A series of rainfalls is necessary to alleviate the drought, he said.
“We can’t get a real good rainfall in January and then wait until March until we get the next one,” McManus said.
Honigsberg said too much rain at once could pose a risk to residents of flooding.
“We don’t need 2 inches of rainfall in an hour,” he said. “If we could get some rainfall spread over many days that’d be a good thing.”
He said those with creeks or streams near their homes or property should take advantage of the lower levels to clear debris and other obstacles that could pose a threat if a flood were to occur.
“Make sure those areas are cleared out. It doesn’t take a lot rain to cause flooding issues,” Honigsberg said. “It’s good to mitigate those issues when you don’t have rain.”
Because it’s been so dry, Honigsberg said his biggest fear is the severity of storms, if they do occur.
“We always go from one extreme to another it seems like,” he said. “The next thing you know we’re going to be soaked to the gills. My biggest fear is that when we do get storms, they’re going to be tough storms.”

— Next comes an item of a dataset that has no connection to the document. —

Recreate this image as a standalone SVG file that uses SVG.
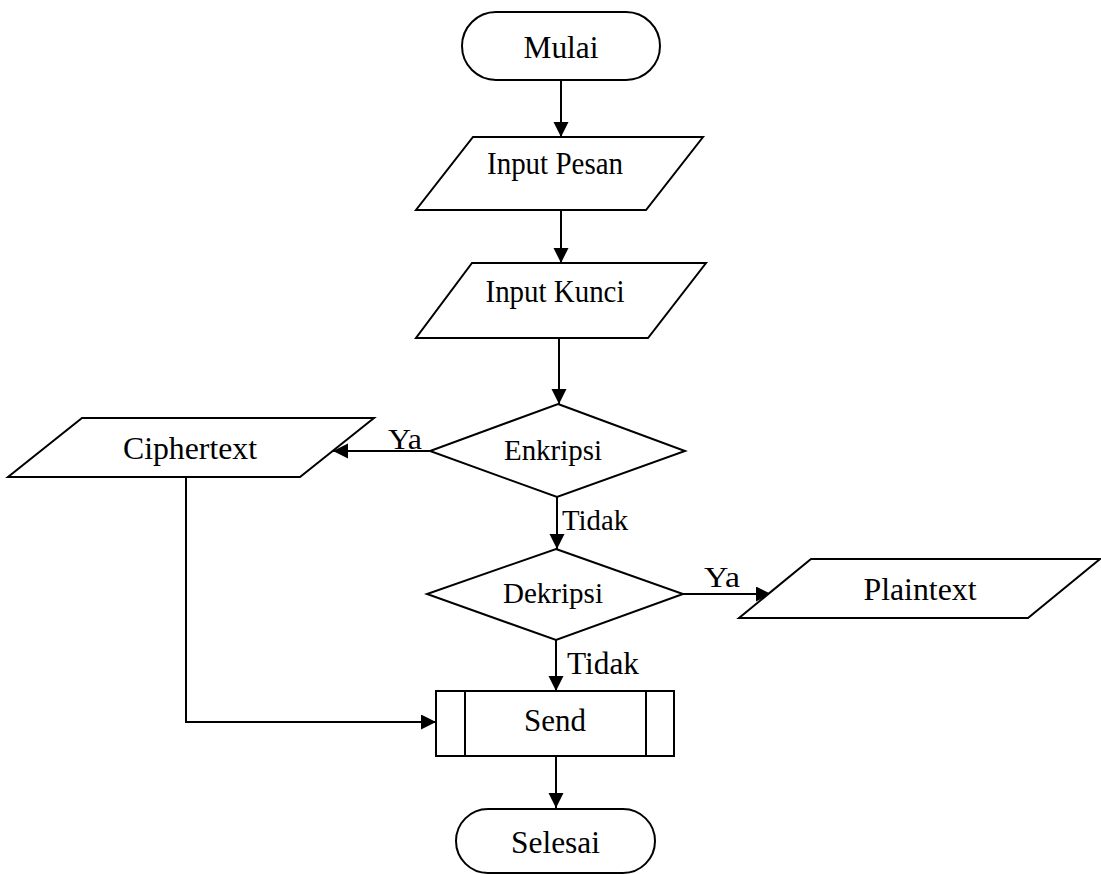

The latest U.S. Drought Monitor shows 39 percent of the state in exceptional drought, the most severe category, with the hardest hit by the heat and lack of rain in an area stretching from the Oklahoma Panhandle into northeastern Oklahoma, and in western Oklahoma, the region where much of the state’s wheat is grown and cattle is raised.
Joe Kelly, of Altus, who raises wheat and cattle, said he’s gotten about one inch of moisture from snow and rains since Christmas.
“We’re in better shape. This will give enough moisture to help the wheat emerge,” Kelly said.
Farm ponds remain dry and water is being provided from rural water companies at a cost of about $4 per 1,000 gallons, in addition to an annual fee of about $400 just to hook onto the water supply, Kelly said. An adult cow consumes 20-30 gallons of water per day in winter, he said.
McManus said the answer to eventually ending the drought would be about an inch of rain per week, each week, for the next three to four months.
“Oh yeah, that would be perfect. Unfortunately Oklahoma’s weather is usually far from perfect,” McManus said.
“We have another spring rainy season coming up, so hopefully that will get back to normal. We’ve had two bad spring rainy seasons the past two years, and that’s really led to the heat and drought we’ve had during the summers.”
The drought’s drying effect on the soil also leads to the overall heating, with no moisture to absorb the heat, McManus said, which also contributes to the lack of rainfall.
“It has sort of a feedback effect. If you have good soil moisture, it evaporates into the atmosphere to aid in the precipitation process,” he said.
“It’s not the overriding effect. If we get moisture from the Gulf of Mexico, from the south, that would overcome that (lack of soil moisture), but it really tends to keep the atmosphere drier,” McManus said.